Fortune Smiles

One of the oldest pieces of advice about writing is to write what you know, but Adam Johnson doesn't seem interested in that. In his brilliant collection of stories, Fortune Smiles, Johnson takes us to such far-flung places as hurricane-wracked Louisiana, a former Stasi prison in Germany, and Seoul, South Korea, to follow the exploits of two exiles from North Korea. Closer to home, one might think, is the story about a woman who is married to a writer just like Johnson.

I read his story "Nirvana" in the Best Nonrequired Reading of 2015, but upon reading it a second time found it more gripping. It tells the story of a woman with Gullain-Barre syndrome, paralyzed, and her dutiful husband. Needless to say, she's depressed, and he puts on headphones so she can listen to Nirvana every night.

That's not the darkest story of the six. That honor goes to "Dark Meadow," a story that is as disturbing as it is great. It's narrated by a computer guy who has fought with the demons inside him regarding sexualizing children by helping police catch other predators. His visit to a rundown house where child pornography is filmed is one of the creepiest scenes I've ever read.

Picking my favorite story of the group is hard. "Hurricanes Anonymous" concerns a hapless UPS driver who is looking for the mother of his child in the aftermath of Hurricane Rita (Katrina gets so much attention, but Rita came just a few weeks later in western Louisiana). It has a kind of down-home Southern gothic quality, with lines like: "Someone needs to tell them that they're better off without their coffee tables and photo albums. Some person will have to break it to them that their apartments weren't so great, that losing track of half their relatives is probably for the best. Some shit, though, you got to figure out for yourself."

I also loved "George Orwell Was a Friend of Mine," set in Germany.
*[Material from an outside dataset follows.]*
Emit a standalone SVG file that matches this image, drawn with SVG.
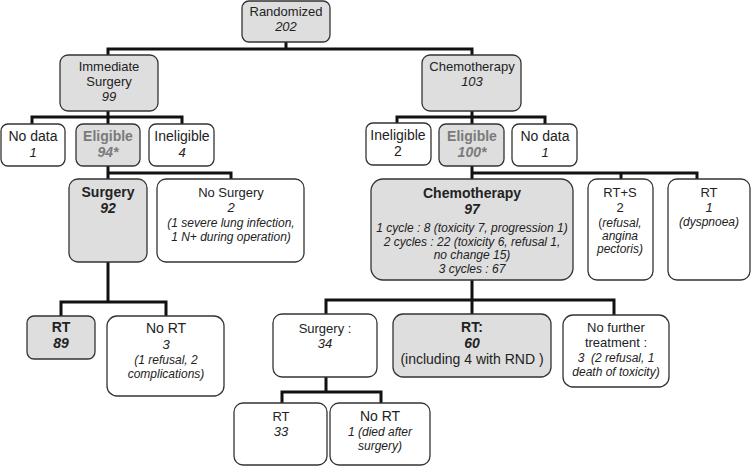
<svg xmlns="http://www.w3.org/2000/svg" width="751" height="466" viewBox="0 0 751 466">
<style>
.b{stroke:#333;stroke-width:1.3}
.g{fill:#dedede}
.w{fill:#fff}
text{font-family:"Liberation Sans",Arial,sans-serif;fill:#222;text-anchor:middle}
.t13{font-size:13px}
.t14{font-size:14px}
.i{font-style:italic;font-size:12px}
.i13{font-style:italic;font-size:13px}
.bd{font-weight:bold;font-size:14px}
.bi{font-weight:bold;font-style:italic;font-size:14px}
.gr{fill:#7a7a7a}
.c{fill:none;stroke:#111;stroke-width:3}
</style>
<rect width="751" height="466" fill="#fff"/>
<g id="connectors" class="c">
<path d="M286 42V49M108 55V49H472V55"/>
<path d="M108 111V124M32 124V117H182V124"/>
<path d="M472 111V124M397 124V117H545V124"/>
<path d="M108 166V179M231 179V173H108"/>
<path d="M472 166V179M621 179V173M697 179V173H472"/>
<path d="M108 262V302M61 316V302H166V316"/>
<path d="M472 280V314M326 314V300H614V315"/>
<path d="M326 377V392M282 403V392H381V403"/>
</g>
<g id="randomized"><rect class="b g" x="242" y="1" width="88" height="41" rx="7"/><text class="t13" x="286" y="16">Randomized</text><text class="i13" x="286" y="31">202</text></g>
<g id="immediate"><rect class="b g" x="60" y="55" width="98" height="56" rx="8"/><text class="t13" x="109" y="71">Immediate</text><text class="t13" x="109" y="86">Surgery</text><text class="i13" x="109" y="101">99</text></g>
<g id="chemo103"><rect class="b g" x="422" y="55" width="99" height="56" rx="8"/><text class="t13" x="472" y="71">Chemotherapy</text><text class="i13" x="472" y="86">103</text></g>
<g id="nodata1"><rect class="b w" x="1" y="124" width="64" height="42" rx="7"/><text class="t14" x="33" y="141">No data</text><text class="i13" x="33" y="157">1</text></g>
<g id="eligible94"><rect class="b g" x="76" y="124" width="64" height="42" rx="7"/><text class="bd gr" x="108" y="141">Eligible</text><text class="bi gr" x="108" y="157">94*</text></g>
<g id="ineligible4"><rect class="b w" x="149" y="124" width="65" height="42" rx="7"/><text class="t14" x="182" y="141">Ineligible</text><text class="i13" x="182" y="157">4</text></g>
<g id="ineligible2"><rect class="b w" x="366" y="123" width="65" height="42" rx="7"/><text class="t14" x="398" y="140">Ineligible</text><text class="t14" x="398" y="156">2</text></g>
<g id="eligible100"><rect class="b g" x="439" y="124" width="65" height="42" rx="7"/><text class="bd gr" x="472" y="141">Eligible</text><text class="bi gr" x="472" y="157">100*</text></g>
<g id="nodata1b"><rect class="b w" x="512" y="124" width="65" height="42" rx="7"/><text class="t14" x="545" y="141">No data</text><text class="i13" x="545" y="157">1</text></g>
<g id="surgery92"><rect class="b g" x="69" y="179" width="78" height="83" rx="9"/><text class="bd" x="108" y="197">Surgery</text><text class="bi" x="108" y="213">92</text></g>
<g id="nosurgery"><rect class="b w" x="157" y="179" width="147" height="83" rx="9"/><text class="t13" x="231" y="197">No Surgery</text><text class="i13" x="231" y="212">2</text><text class="i" x="231" y="227">(1 severe lung infection,</text><text class="i" x="231" y="241">1 N+ during operation)</text></g>
<g id="chemo97"><rect class="b g" x="371" y="179" width="202" height="101" rx="12"/><text class="bd" x="472" y="198">Chemotherapy</text><text class="bi" x="472" y="214">97</text><text class="i" x="472" y="232">1 cycle : 8 (toxicity 7, progression 1)</text><text class="i" x="472" y="245.5">2 cycles : 22 (toxicity 6, refusal 1,</text><text class="i" x="472" y="259">no change 15)</text><text class="i" x="472" y="272.5">3 cycles : 67</text></g>
<g id="rts"><rect class="b w" x="588" y="179" width="65" height="101" rx="9"/><text class="t13" x="620" y="197">RT+S</text><text class="t13" x="620" y="212">2</text><text class="i" x="620" y="227"><tspan font-style="normal">(</tspan>refusal,</text><text class="i" x="620" y="240">angina</text><text class="i" x="620" y="253">pectoris)</text></g>
<g id="rt1"><rect class="b w" x="668" y="179" width="82" height="101" rx="9"/><text class="t13" x="709" y="197">RT</text><text class="i13" x="709" y="212">1</text><text class="i" x="709" y="226">(dyspnoea)</text></g>
<g id="rt89"><rect class="b g" x="27" y="316" width="68" height="43" rx="7"/><text class="bd" x="61" y="332">RT</text><text class="bi" x="61" y="348">89</text></g>
<g id="nort3"><rect class="b w" x="107" y="316" width="117" height="80" rx="10"/><text class="t14" x="166" y="333">No RT</text><text class="i13" x="166" y="349">3</text><text class="i" x="166" y="364">(1 refusal, 2</text><text class="i" x="166" y="378">complications)</text></g>
<g id="surgery34"><rect class="b w" x="273" y="314" width="104" height="63" rx="9"/><text class="t13" x="325" y="333">Surgery :</text><text class="i13" x="325" y="348">34</text></g>
<g id="rt60"><rect class="b g" x="393" y="314" width="158" height="63" rx="10"/><text class="bd" x="472" y="332">RT:</text><text class="bi" x="472" y="348">60</text><text class="t14" x="472" y="364">(including 4 with RND )</text></g>
<g id="nofurther"><rect class="b w" x="563" y="315" width="106" height="72" rx="10"/><text class="t13" x="616" y="332">No further</text><text class="t13" x="616" y="347">treatment :</text><text class="i" x="616" y="362">3 &#160;(2 refusal, 1</text><text class="i" x="616" y="376">death of toxicity)</text></g>
<g id="rt33"><rect class="b w" x="234" y="403" width="93" height="62" rx="9"/><text class="t13" x="281" y="421">RT</text><text class="i13" x="281" y="436">33</text></g>
<g id="nort1"><rect class="b w" x="330" y="403" width="100" height="62" rx="9"/><text class="t14" x="380" y="421">No RT</text><text class="i" x="380" y="436">1 (died after</text><text class="i" x="380" y="450">surgery)</text></g>
</svg>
The former warden of a Stasi prison, now a tourist attraction, finds himself taking the tour and defending his actions, telling the tour guide (who was a former prisoner) that the prisoners were criminals and there was no torture committed there. Of course, we understand that he is in self-denial, rationalizing to keep his sanity. Having a narrator being an East German who is not happy about reunification is fascinating: "To think what the Stasi went through to spy on us. Even they couldn't dream of a world in which citizens voluntarily carried tracking devices, conducted self-surveillance and reported on themselves, morning, noon, and night."

"Interesting Facts" is a kind of meta-story, narrated by a woman who is married to a novelist much like Johnson (he has won a Pulitzer Prize for a book about North Korea, which Johnson did with The Orphan Master's Son). She is dripping with cynicism, a writer who can't sell her books and doesn't have much nice to say: "Even though she's a mother of two, her breasts are positively teenybopper. They pop. Her tits do everything but chew bubble gum and make Hello Kitty hearts."

The last and title story is about two North Koreans trying to adjust to their lives in Seoul after defecting. DJ is happier with a life of freedom, while Sun-Ho, a kind of older protector, can't stand it. They go to fast food restaurants and meetings with other defectors. It's a very funny but also sad story about the old saying "There's no place like home," even if it is a brutal dictatorship. I loved this line: "DJ understood that in South Korea, Americans were considered friends. He'd never really believed they were the enemy. After all, hadn't Americans invented scratch-off lottery tickets, crystal meth, hundred-dollar bills and, most important, the catalytic converter?"

Fortune Smiles won the National Book Award for Fiction, beating out some big novels that I hope to get around to this year. So far I have no objection, This is great writing.